Home-Buying Mandate¶
The home-buying fixture is the first high-stakes AUMP example. It demonstrates how a mandate can represent a user in a regulated, expensive transaction without turning the protocol into a real-estate-specific standard.
What It Encodes¶
The mandate defines:
- a maximum offer of 650,000 USD;
- minimum square footage and bedroom requirements;
- allowed property types;
- required inspection and financing contingencies;
- protected negotiation fields such as the reservation price;
- required real-estate negotiation and compliance skills;
- a compliance profile that prohibits protected-class decision factors;
- trusted review before submitting an offer.
Why It Matters¶
Natural-language instructions like "find me a house with at least three bedrooms" are not enough for autonomous representation.
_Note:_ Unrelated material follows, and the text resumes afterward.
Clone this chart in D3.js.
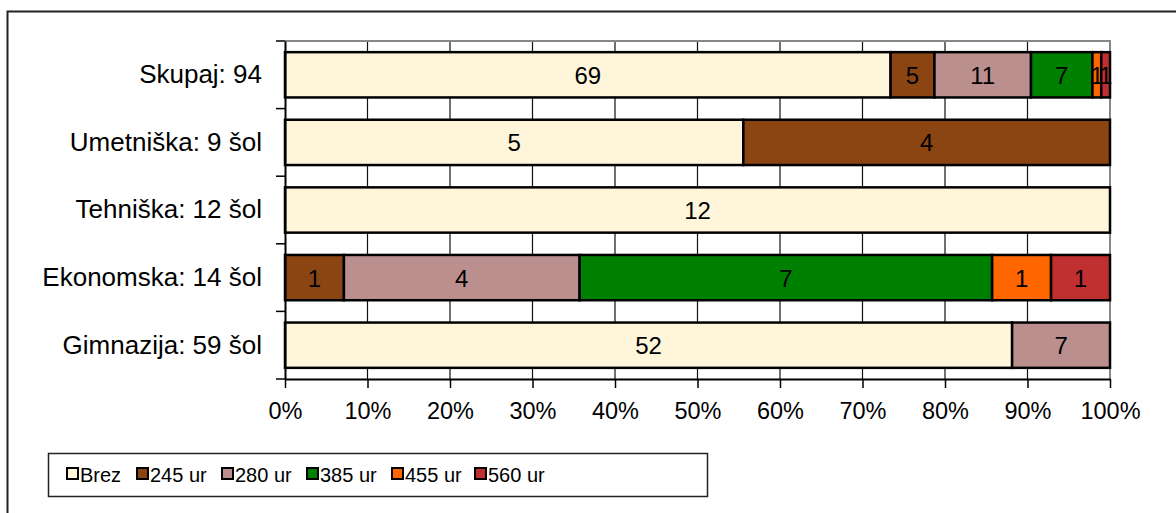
<!DOCTYPE html>
<html>
<head>
<meta charset="utf-8">
<script src="https://d3js.org/d3.v7.min.js"></script>
<style>
  body { margin: 0; background: #fff; }
  svg { display: block; font-family: "Liberation Sans", Arial, sans-serif; }
</style>
</head>
<body>
<svg id="vis"></svg>
<script>
  // data
  var categories = ["Skupaj: 94", "Umetniška: 9 šol", "Tehniška: 12 šol", "Ekonomska: 14 šol", "Gimnazija: 59 šol"];
  var seriesNames = ["Brez", "245 ur", "280 ur", "385 ur", "455 ur", "560 ur"];
  var brez   = [69, 5, 12, 0, 52];
  var ur245  = [5, 4, 0, 1, 0];
  var ur280  = [11, 0, 0, 4, 7];
  var ur385  = [7, 0, 0, 7, 0];
  var ur455  = [1, 0, 0, 1, 0];
  var ur560  = [1, 0, 0, 1, 0];
  var ticks = [0, 0.1, 0.2, 0.3, 0.4, 0.5, 0.6, 0.7, 0.8, 0.9, 1];
  var colors = ["#FFF5DA", "#8B4513", "#BC8F8F", "#008000", "#FF6600", "#C03030"];

  var seriesValues = [brez, ur245, ur280, ur385, ur455, ur560];
  var rows = categories.map(function(c, i) {
    var r = { cat: c };
    seriesNames.forEach(function(s, j) { r[s] = seriesValues[j][i]; });
    return r;
  });

  var svg = d3.select("#vis").attr("width", 1176).attr("height", 513);

  // outer frame
  svg.append("rect")
      .attr("x", 7.5).attr("y", 11.5)
      .attr("width", 1200).attr("height", 600)
      .attr("fill", "none").attr("stroke", "#222").attr("stroke-width", 2);

  var x = d3.scaleLinear().domain([0, 1]).range([285, 1110]);
  var y = d3.scaleBand().domain(categories).range([41, 379]).paddingInner(0.33).paddingOuter(0.165);

  var stack = d3.stack().keys(seriesNames).offset(d3.stackOffsetExpand);
  var layers = stack(rows);

  // gridlines
  svg.append("g").selectAll("line")
      .data(ticks.slice(1, -1))
      .enter().append("line")
      .attr("x1", function(d) { return x(d); })
      .attr("x2", function(d) { return x(d); })
      .attr("y1", 41).attr("y2", 379)
      .attr("stroke", "#111").attr("stroke-width", 1.2);

  // plot area border top/right
  svg.append("path")
      .attr("d", "M285,41H1110V379")
      .attr("fill", "none").attr("stroke", "#888").attr("stroke-width", 2);

  // bars
  var g = svg.append("g").selectAll("g")
      .data(layers)
      .enter().append("g")
      .attr("fill", function(d, i) { return colors[i]; });

  g.selectAll("rect")
      .data(function(d) { return d; })
      .enter().filter(function(d) { return d[1] > d[0]; })
      .append("rect")
      .attr("x", function(d) { return x(d[0]); })
      .attr("y", function(d) { return y(d.data.cat); })
      .attr("width", function(d) { return x(d[1]) - x(d[0]); })
      .attr("height", y.bandwidth())
      .attr("stroke", "#000").attr("stroke-width", 2.5);

  // value labels
  layers.forEach(function(layer) {
    svg.append("g").selectAll("text")
        .data(layer.filter(function(d) { return d[1] > d[0]; }))
        .enter().append("text")
        .attr("x", function(d) { return (x(d[0]) + x(d[1])) / 2; })
        .attr("y", function(d) { return y(d.data.cat) + y.bandwidth() / 2 + 9; })
        .attr("text-anchor", "middle")
        .attr("font-size", 24)
        .attr("fill", "#000")
        .text(function(d) { return d.data[layer.key]; });
  });

  // x axis
  var xAxis = svg.append("g")
      .attr("transform", "translate(0,379)")
      .call(d3.axisBottom(x).tickValues(ticks).tickFormat(d3.format(".0%")).tickSize(9).tickSizeOuter(0));
  xAxis.select(".domain").attr("stroke", "#000").attr("stroke-width", 2);
  xAxis.selectAll(".tick line").attr("stroke", "#000").attr("stroke-width", 1.5);
  xAxis.selectAll("text").attr("font-size", 23.5).attr("fill", "#000")
      .attr("y", 40).attr("dy", 0)
      .attr("font-family", "Liberation Sans, Arial, sans-serif");

  // y axis
  var yAxis = svg.append("g")
      .attr("transform", "translate(285,0)")
      .call(d3.axisLeft(y).tickSize(0).tickPadding(23));
  yAxis.select(".domain").attr("stroke", "#000").attr("stroke-width", 2);
  yAxis.selectAll("text").attr("font-size", 26).attr("fill", "#000")
      .attr("font-family", "Liberation Sans, Arial, sans-serif");
  // y boundary ticks
  var yBounds = categories.map(function(c) { return y(c) - y.step() * y.paddingInner() / 2; }).concat([379]);
  svg.append("g").selectAll("line")
      .data(yBounds)
      .enter().append("line")
      .attr("x1", 276).attr("x2", 285)
      .attr("y1", function(d) { return d; }).attr("y2", function(d) { return d; })
      .attr("stroke", "#000").attr("stroke-width", 1.5);

  // legend
  var legend = svg.append("g");
  legend.append("rect")
      .attr("x", 48.5).attr("y", 453.5).attr("width", 659).attr("height", 43)
      .attr("fill", "#fff").attr("stroke", "#222").attr("stroke-width", 1.5);
  var legendX = [67, 137, 222, 307, 392, 475];
  var items = legend.selectAll("g.item")
      .data(seriesNames)
      .enter().append("g")
      .attr("transform", function(d, i) { return "translate(" + legendX[i] + ",468)"; });
  items.append("rect")
      .attr("width", 11).attr("height", 11)
      .attr("fill", function(d, i) { return colors[i]; })
      .attr("stroke", "#000").attr("stroke-width", 2);
  items.append("text")
      .attr("x", 13).attr("y", 14)
      .attr("font-size", 20).attr("fill", "#000")
      .text(function(d) { return d; });
</script>
</body>
</html>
A conforming runtime must evaluate those requirements as data before an agent sends an offer, counteroffer, A2A message, MCP tool call, UCP checkout handoff, or platform native action.
Conformance Cases¶
The fixture corpus includes these cases:
| Case | Expected |
|---|---|
| Compliant property evaluation | allowed |
| Property below minimum square footage | denied |
| Property above maximum budget | denied |
| Offer draft without inspection contingency | denied |
| Use of protected-class decision factor | denied |
| Submit purchase offer | requires_escalation |
The same cases pass in the Go conformance runner, Python SDK, and TypeScript SDK.
Runnable Proof¶
Expected summary:
AUMP home-buying proof
conformance: 39/39 passed
property match: allowed
draft offer: allowed
over-budget property: denied
missing inspection contingency: denied
protected decision factor: denied
submit offer: requires_escalation
evidence events: 6
proof: passed
The proof emits schema-valid evidence for the material steps and validates MCP and A2A mandate references before any downstream action is represented.